How can individuals be more able to integrate the body-mind-spirit connection?

What types of social entities are more likely to facilitate individual self-realization and the more encompassing societal self-realization?

What types of social entities are actually sustainable?

What types of technologies are congruent with the principles of deep ecology?

How do individuals and larger groups of people relate to eco friendly technologies?

How can vital-human-needs be identified and defined?

How can human-needs be accommodated with minimal impact to the biosphere?

What is the function of emotions in human beings, how do those emotions impact on human behavior as a species and what is the end result of human emotions and behavior in relation to the environment?

What types of cosmology, religion and education are most viable when considering the principles of deep ecology?

Does the Earth and its creatures, landscapes and elements have intrinsic value, therefore having a right to evolve and actualize as we think we do?

Does the universe have a purpose and is our human evolution tied to that of the universe such that we also have a purpose and destiny to fulfill?     

There are a number of proposed utopian scenarios that have been formulated by thinkers such as Loren Eiseley, Baker Brownell, Aldous Huxley, Gary Snyder and Paul Shepard. Their ideas differ in how to fulfill human needs without resorting to exploitation and domination of the Earth but they all agree that our current ideologies and technologies are not viable at ensuring the sustainability of the biosphere and thus the human species. I would like to highlight the proposed ecotopian model of Gary Snyder as an example of a possible alternative to our current technological-industrial notion of society. Synder’s vision is derived from Zen Buddhism, Native American religion, lifestyles of primal cultures on various continents and insights from contemporary ecology.

Humans belong to nature and are participants in the scheme of existence. Given their significant capacities as sentient beings, they have a responsibility to respect all other entities and acknowledge the intrinsic worth of the biosphere. Using other entities for vital human needs appears justified as predation is a symbiotic reality of nature but we must also foster the wellbeing and self-actualization of those entities as well.  The Earth is over-populated and this development needs to be changed to sustainable levels at about half the present population. Natural resources have also been exploited to unsustainable levels and this practice must be reconfigured to the carrying capacity of the planet.

Our industrial-technological and consumptive lifestyles mainly foster the acquisition of material wealth and power and do not adequately address the primary human needs of individual interests and purpose, healthy interpersonal relationships and spiritual endeavors.
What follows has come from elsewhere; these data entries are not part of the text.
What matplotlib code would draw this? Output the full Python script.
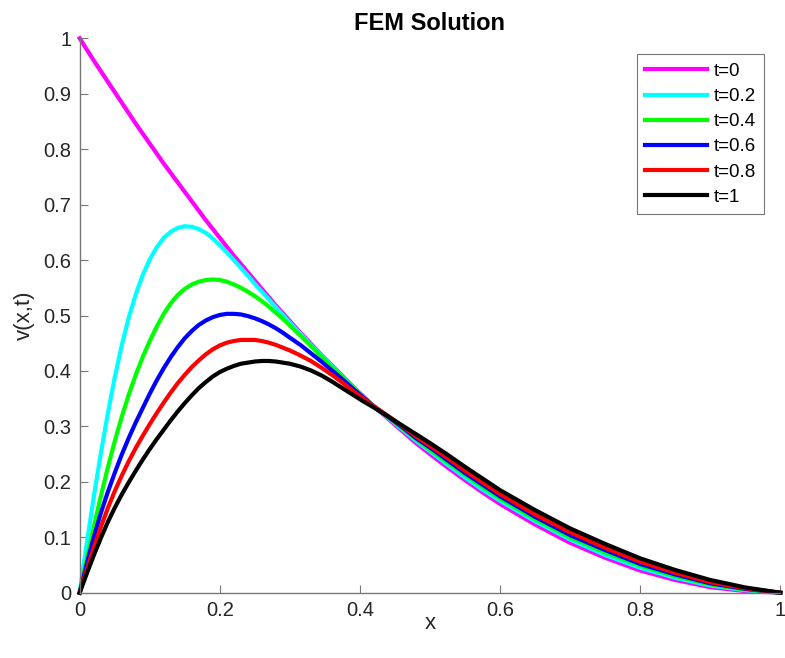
import numpy as np
import matplotlib
matplotlib.use("Agg")
import matplotlib.pyplot as plt
from matplotlib.ticker import FormatStrFormatter

# - - - - values - - -
x = [0.00, 0.01, 0.02, 0.03, 0.04, 0.05, 0.06, 0.07, 0.08, 0.09,
     0.10, 0.11, 0.12, 0.13, 0.14, 0.15, 0.16, 0.17, 0.18, 0.19,
     0.20, 0.21, 0.22, 0.23, 0.24, 0.25, 0.26, 0.27, 0.28, 0.29,
     0.30, 0.315, 0.33, 0.345, 0.36, 0.375, 0.39, 0.405, 0.42, 0.44,
     0.46, 0.48, 0.50, 0.525, 0.55, 0.575, 0.60, 0.65, 0.70, 0.75,
     0.80, 0.85, 0.90, 0.95, 1.00]

v_t0 = [1.000, 0.980, 0.960, 0.941, 0.922, 0.903, 0.884, 0.865, 0.846, 0.828,
        0.810, 0.792, 0.774, 0.757, 0.740, 0.723, 0.706, 0.689, 0.672, 0.656,
        0.640, 0.624, 0.608, 0.593, 0.578, 0.563, 0.548, 0.533, 0.518, 0.504,
        0.490, 0.469, 0.449, 0.429, 0.410, 0.391, 0.372, 0.354, 0.336, 0.314,
        0.292, 0.270, 0.250, 0.226, 0.203, 0.181, 0.160, 0.123, 0.090, 0.063,
        0.040, 0.023, 0.010, 0.003, 0.000]
v_t02 = [0.000, 0.088, 0.172, 0.250, 0.322, 0.388, 0.446, 0.496, 0.538, 0.573,
         0.601, 0.623, 0.640, 0.651, 0.658, 0.661, 0.660, 0.656, 0.649, 0.639,
         0.627, 0.614, 0.600, 0.586, 0.572, 0.557, 0.543, 0.529, 0.515, 0.501,
         0.487, 0.467, 0.447, 0.428, 0.409, 0.390, 0.371, 0.353, 0.336, 0.316,
         0.295, 0.274, 0.255, 0.231, 0.208, 0.186, 0.166, 0.129, 0.096, 0.068,
         0.045, 0.027, 0.013, 0.0045, 0.000]
v_t04 = [0.000, 0.060, 0.118, 0.173, 0.225, 0.273, 0.317, 0.357, 0.393, 0.425,
         0.454, 0.480, 0.503, 0.522, 0.537, 0.548, 0.556, 0.561, 0.564, 0.565,
         0.564, 0.561, 0.556, 0.550, 0.543, 0.535, 0.526, 0.516, 0.505, 0.494,
         0.482, 0.464, 0.445, 0.426, 0.407, 0.389, 0.370, 0.353, 0.336, 0.317,
         0.297, 0.277, 0.258, 0.235, 0.213, 0.191, 0.170, 0.133, 0.100, 0.073,
         0.049, 0.030, 0.015, 0.006, 0.000]
v_t06 = [0.000, 0.052, 0.100, 0.143, 0.181, 0.216, 0.249, 0.279, 0.307, 0.333,
         0.359, 0.383, 0.405, 0.425, 0.443, 0.459, 0.472, 0.483, 0.491, 0.497,
         0.501, 0.503, 0.503, 0.502, 0.499, 0.495, 0.490, 0.484, 0.477, 0.469,
         0.460, 0.447, 0.432, 0.417, 0.401, 0.385, 0.368, 0.352, 0.336, 0.318,
         0.299, 0.279, 0.262, 0.239, 0.216, 0.195, 0.174, 0.137, 0.104, 0.077,
         0.052, 0.033, 0.017, 0.007, 0.000]
v_t08 = [0.000, 0.041, 0.081, 0.118, 0.152, 0.183, 0.211, 0.237, 0.261, 0.283,
         0.304, 0.324, 0.343, 0.361, 0.378, 0.393, 0.407, 0.419, 0.430, 0.439,
         0.446, 0.451, 0.454, 0.456, 0.456, 0.456, 0.454, 0.451, 0.447, 0.442,
         0.437, 0.428, 0.418, 0.406, 0.393, 0.379, 0.364, 0.350, 0.336, 0.319,
         0.301, 0.282, 0.265, 0.243, 0.220, 0.199, 0.178, 0.141, 0.109, 0.081,
         0.056, 0.036, 0.019, 0.008, 0.000]
v_t1 = [0.000, 0.034, 0.067, 0.098, 0.127, 0.153, 0.177, 0.199, 0.220, 0.240,
        0.259, 0.277, 0.294, 0.311, 0.327, 0.342, 0.356, 0.369, 0.380, 0.390,
        0.398, 0.404, 0.409, 0.413, 0.415, 0.417, 0.418, 0.418, 0.417, 0.415,
        0.413, 0.408, 0.401, 0.392, 0.381, 0.369, 0.357, 0.345, 0.334, 0.318,
        0.302, 0.286, 0.270, 0.249, 0.227, 0.206, 0.185, 0.149, 0.116, 0.088,
        0.062, 0.041, 0.023, 0.0095, 0.000]

series = [v_t0, v_t02, v_t04, v_t06, v_t08, v_t1]
labels = ["t=0", "t=0.2", "t=0.4", "t=0.6", "t=0.8", "t=1"]
colors = ["#ff00ff", "#00ffff", "#00ff00", "#0000ff", "#ff0000", "#000000"]

plt.rcParams['font.family'] = ['Liberation Sans', 'DejaVu Sans']
axcol = "#262626"


def main():
    fig = plt.figure(figsize=(7.85, 6.58), dpi=100)
    ax = fig.add_axes([0.1015, 0.0992, 0.8925, 0.8426])

    for v, lab, c in zip(series, labels, colors):
        ax.plot(x, v, color=c, linewidth=3, label=lab, clip_on=False,
                solid_joinstyle='round')

    ax.set_xlim(0, 1)
    ax.set_ylim(0, 1)
    ax.set_xticks(np.arange(0, 1.01, 0.2))
    ax.set_yticks(np.arange(0, 1.01, 0.1))
    ax.xaxis.set_major_formatter(FormatStrFormatter('%g'))
    ax.yaxis.set_major_formatter(FormatStrFormatter('%g'))
    ax.tick_params(direction='in', length=6, width=0.8, colors='#777777',
                   labelcolor=axcol, labelsize=14.5, pad=6)

    for s in ['top', 'right']:
        ax.spines[s].set_visible(False)
    for s in ['left', 'bottom']:
        ax.spines[s].set_color('#777777')
        ax.spines[s].set_linewidth(1.0)

    ax.set_xlabel("x", fontsize=16, color=axcol, labelpad=-5)
    ax.set_ylabel("v(x,t)", fontsize=16, color=axcol, labelpad=6)
    ax.set_title("FEM Solution", fontsize=17, fontweight='bold', color='black', pad=6)

    leg = ax.legend(loc='upper right', bbox_to_anchor=(0.977, 0.971),
                    borderaxespad=0, fontsize=13.5, handlelength=3.3,
                    handletextpad=0.35, labelspacing=0.43, fancybox=False,
                    framealpha=1, borderpad=0.45)
    leg.get_frame().set_edgecolor('#777777')
    leg.get_frame().set_linewidth(0.8)

    fig.savefig("out.png", dpi=100)


if __name__ == '__main__':
    main()
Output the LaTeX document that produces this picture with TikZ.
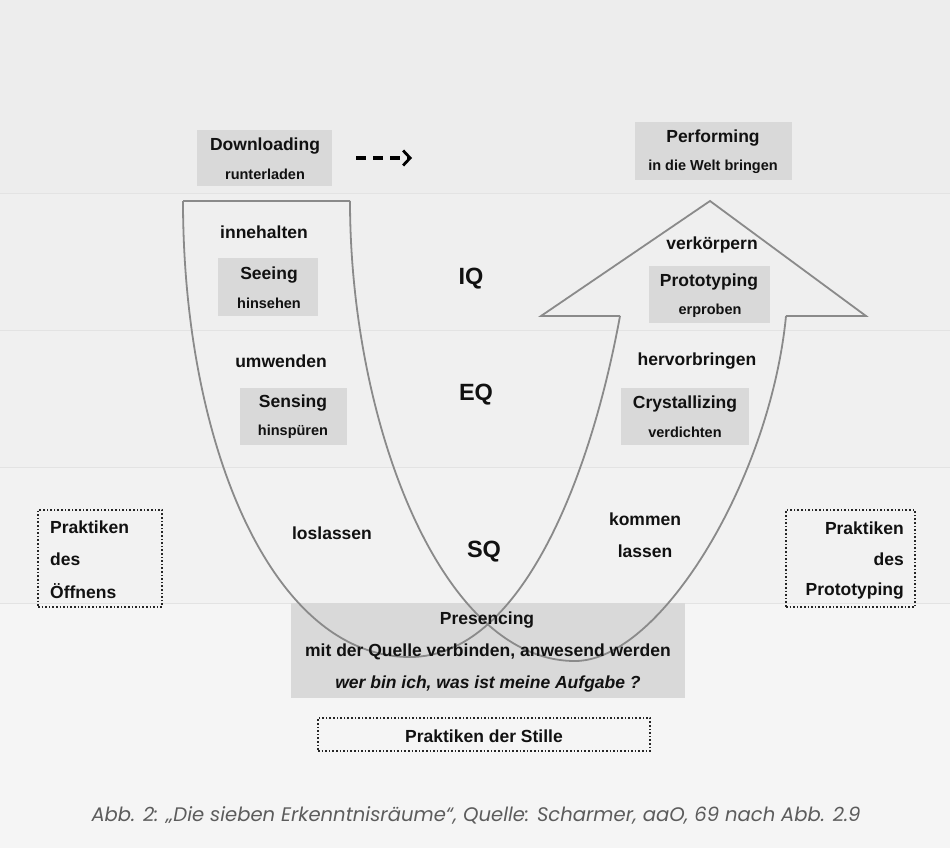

People should learn to live with fewer creature comforts and promote and ensure an equal distribution of goods and services among its populous. Economics must be viewed in the context of supporting humanities goals of self-actualization and promoting ecological lifestyles.

Humanity is capable of significant and extensive social and ecological reform that would transform our species into one that is eco friendly, sustainable, reverent, harmonious and grateful to be a loyal inhabitant of this planet. We must begin this transformation immediately or forfeit our chances of further evolutionary adventure. Our current social systems and technologies must all be converted to eco friendly entities that allow our habitat to remain in its natural state and continue to evolve unfettered by human encroachment. We should look to our primal ancestors for the wisdom they knew that allowed them to live in harmony with Gaia. We should also utilize the advanced knowledge gained through the hard sciences and technology to forward our maturation in relationship to the natural world, always considering its needs and purpose.

I will now give a brief summary of what I think might prove to be a workable framework given our current disposition and state of the world that is strikingly similar to Snyder’s. The specific interventions to achieve the proposed context would be predicated upon our current knowledge base, implemented technologies and lifestyles.  

It is obvious that our basic philosophy and ideologies must undergo a radical change or transformation to one that acknowledges our place and purpose in the scheme of evolutionary processes at both the planetary and universal levels and that attributes intrinsic value to the biosphere and everything within it. Given this context, our lifestyles must incorporate the practices of conservation, preservation, sustainability and reverence for each other and the biosphere, and all human developments and advancements must be thoughtful and ethical. Current technologies and other human endeavors must be converted to eco friendly practices, and our populations must be adjusted to the carrying capacity of the Earth (reduced significantly). Pollution of the planet must be minimized or halted as much as possible and restoring damaged ecosystems to healthy conditions is paramount. Issues relating to human morality and how we function, as a social species, will need to be addressed as human difficulties have a decided impact on the degradation of our habitat. We must also create an ongoing process for evaluating our progress in light of all the factors mentioned. I do not imply that this is an easy task or that we will not continue to make mistakes along the way, but it is our responsibility as a participating species to make necessary adjustments or we will, at some point in time, render ourselves unsuitable for participation in the family of life on this planet.

As we continue to learn and advance, we will hopefully increase our capacity to face the new challenges that lurk ahead and continue our evolutionary process. The lack of a united global political will is probably our most significant obstacle to success unless excessive destruction to the environment has already been rendered.

Although, many people advocate for the return to a primal or minimalist lifestyle, given our present population and social, psychological and spiritual needs, this would not be very practical, prudent or successful. Many modern scientists and professionals from other disciplines agree that evolution is a prescription for the developmental progress of our species and all other entities and that we simply must utilize our growing intellect and propensity to solve problems to facilitate the necessary adaptations to survive and evolve. Turning back the pages of progress is not a satisfactory answer and may well result in the failure and collapse of modern civilizations altogether. If we look at the universe over the last 13.73 billion years, evolution has brought us to where we are now and at an ever-increasing pace. It is doubtful that this process will slow down or reverse itself. The universe is evolving toward some unknown fulfillment and I think we should want to be there to discover and participate in it.